How to Blow Insulation into Your Walls
Adding insulation to a wall is a bit more difficult than adding it to an attic because, in a wall, the insulation is hidden between the interior and exterior wallcoverings. Removing the wallcovering to insulate the wall cavity just isn’t cost effective. It’s cheaper and easier to create small penetrations in the wall so that the insulation can be blown in. For that reason, blown insulation is usually the preferred choice when you have to re-insulate a completed wall.
Your best bet is insulating from the outside. Attacking the project from the interior is a bit messier but also less expensive.

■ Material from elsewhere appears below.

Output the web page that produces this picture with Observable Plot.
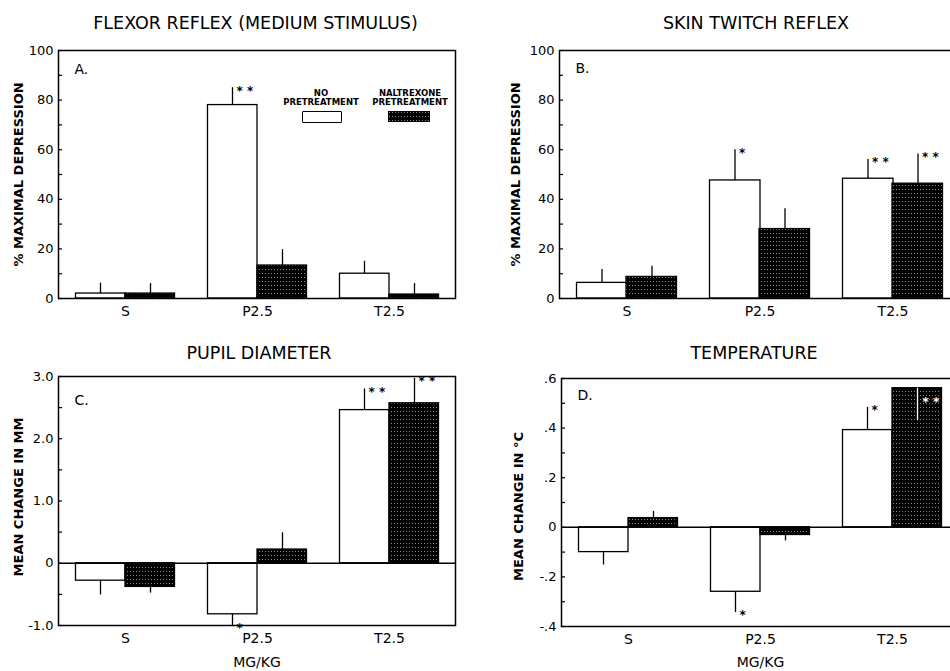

But, a perfect repair normally can’t be made to the exterior wallcovering — regardless of type
Insulating a completed wall with an insulation blower is easy:
Use a stud finder to locate each stud and any horizontal blocks that exist at or near the center of the wall’s height; then mark each stud center and horizontal blocks with blue masking tape.
Some homes have a horizontal block midway between the top and bottom of a wall cavity. Some have a diagonal row of blocks. Others have none.
Use a drill and hole saw to make a penetration (on center between each pair of studs) into the top of the cavity, approximately 6 inches below the ceiling.
Save the discs of wall-covering material removed by the hole saw. When the project is complete, you (or a wallboard contractor) can use them to patch the holes.
If the wall has horizontal or diagonal blocking, make an additional (second) penetration (on center between each pair of studs) an inch or so beneath the block.
Because studs are spaced every 16 inches or so, penetrations to add insulation must be made at the same intervals, filling one cavity at a time.
Remove old compacted insulation with a vacuum.
Blow in the new insulation.
You can rent insulation blowers, but some stores provide the machine at no charge when you purchase your insulation from them.
Repair the holes and clean up the mess.
Consider hiring a wallboard contractor to repair the holes. In an average home, they can be repaired for a few hundred dollars, and you’ll never be able to tell that the holes were there.